• _AIM OF THE TASK_:
Find all the lines with "this" and gather them.

• _GIVEN INFORMATION_:
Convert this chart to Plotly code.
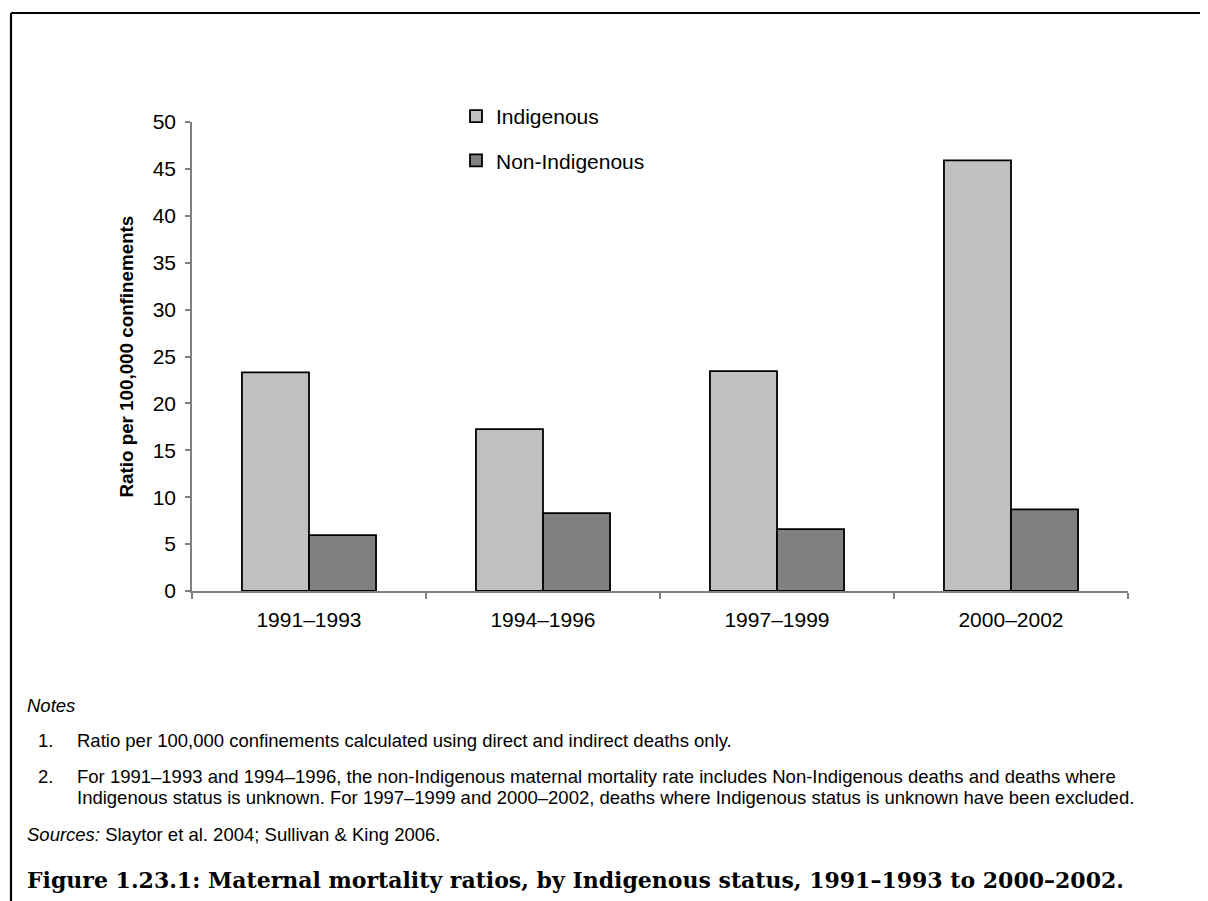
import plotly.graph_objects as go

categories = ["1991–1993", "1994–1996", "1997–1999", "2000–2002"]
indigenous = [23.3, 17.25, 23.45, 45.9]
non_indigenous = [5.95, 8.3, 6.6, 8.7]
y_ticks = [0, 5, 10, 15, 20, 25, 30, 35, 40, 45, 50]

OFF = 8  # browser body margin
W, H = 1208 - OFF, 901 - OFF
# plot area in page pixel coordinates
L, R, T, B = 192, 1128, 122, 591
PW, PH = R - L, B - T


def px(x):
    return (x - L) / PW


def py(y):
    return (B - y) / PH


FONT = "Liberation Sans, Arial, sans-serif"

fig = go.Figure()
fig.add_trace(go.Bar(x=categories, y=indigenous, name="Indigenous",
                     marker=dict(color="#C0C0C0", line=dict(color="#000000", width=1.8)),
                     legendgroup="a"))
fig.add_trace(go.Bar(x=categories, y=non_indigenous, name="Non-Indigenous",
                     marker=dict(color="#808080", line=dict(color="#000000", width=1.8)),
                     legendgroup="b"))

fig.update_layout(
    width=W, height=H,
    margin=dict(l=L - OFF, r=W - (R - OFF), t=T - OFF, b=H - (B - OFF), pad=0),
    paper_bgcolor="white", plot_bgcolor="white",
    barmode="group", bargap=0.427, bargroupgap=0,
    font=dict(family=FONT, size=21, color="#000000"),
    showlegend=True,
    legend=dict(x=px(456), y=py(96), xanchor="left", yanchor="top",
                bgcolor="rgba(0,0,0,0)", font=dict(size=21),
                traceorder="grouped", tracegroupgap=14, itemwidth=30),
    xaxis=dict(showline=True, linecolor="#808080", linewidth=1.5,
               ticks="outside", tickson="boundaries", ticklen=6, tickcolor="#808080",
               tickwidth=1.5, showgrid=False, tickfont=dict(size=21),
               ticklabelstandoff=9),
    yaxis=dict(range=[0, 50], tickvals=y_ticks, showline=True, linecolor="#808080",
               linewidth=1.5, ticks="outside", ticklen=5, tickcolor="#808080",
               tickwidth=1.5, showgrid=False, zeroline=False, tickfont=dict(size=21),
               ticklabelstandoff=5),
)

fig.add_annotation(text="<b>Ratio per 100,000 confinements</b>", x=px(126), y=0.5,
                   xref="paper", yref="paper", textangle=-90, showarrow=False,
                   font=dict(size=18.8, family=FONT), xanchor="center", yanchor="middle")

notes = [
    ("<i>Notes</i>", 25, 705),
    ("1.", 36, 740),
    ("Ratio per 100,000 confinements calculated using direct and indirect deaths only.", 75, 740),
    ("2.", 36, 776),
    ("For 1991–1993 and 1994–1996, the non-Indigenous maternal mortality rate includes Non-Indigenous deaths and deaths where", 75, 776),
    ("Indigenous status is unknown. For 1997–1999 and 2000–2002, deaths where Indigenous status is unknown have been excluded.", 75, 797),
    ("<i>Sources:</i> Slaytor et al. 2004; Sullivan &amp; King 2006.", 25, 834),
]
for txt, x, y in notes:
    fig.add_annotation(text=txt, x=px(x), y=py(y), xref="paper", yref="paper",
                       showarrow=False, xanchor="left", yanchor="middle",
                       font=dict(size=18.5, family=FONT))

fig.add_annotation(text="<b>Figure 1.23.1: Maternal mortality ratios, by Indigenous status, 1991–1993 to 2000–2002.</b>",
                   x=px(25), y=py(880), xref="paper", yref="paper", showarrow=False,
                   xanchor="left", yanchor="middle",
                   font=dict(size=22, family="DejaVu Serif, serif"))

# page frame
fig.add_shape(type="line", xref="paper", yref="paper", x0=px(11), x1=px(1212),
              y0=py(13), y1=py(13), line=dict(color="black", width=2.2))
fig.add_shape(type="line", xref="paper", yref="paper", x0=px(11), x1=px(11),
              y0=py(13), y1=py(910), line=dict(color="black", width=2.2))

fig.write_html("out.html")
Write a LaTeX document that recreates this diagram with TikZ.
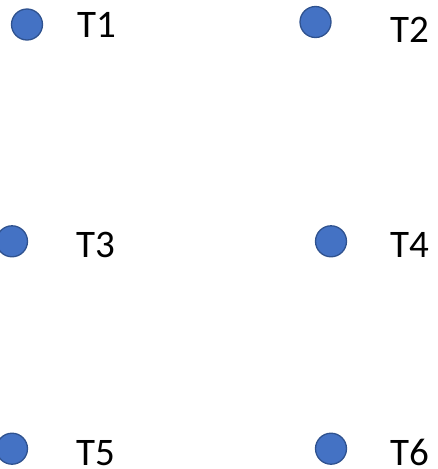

• _RESULT BELOW_:
Convert this chart to Plotly code.
Write a LaTeX document that recreates this diagram with TikZ.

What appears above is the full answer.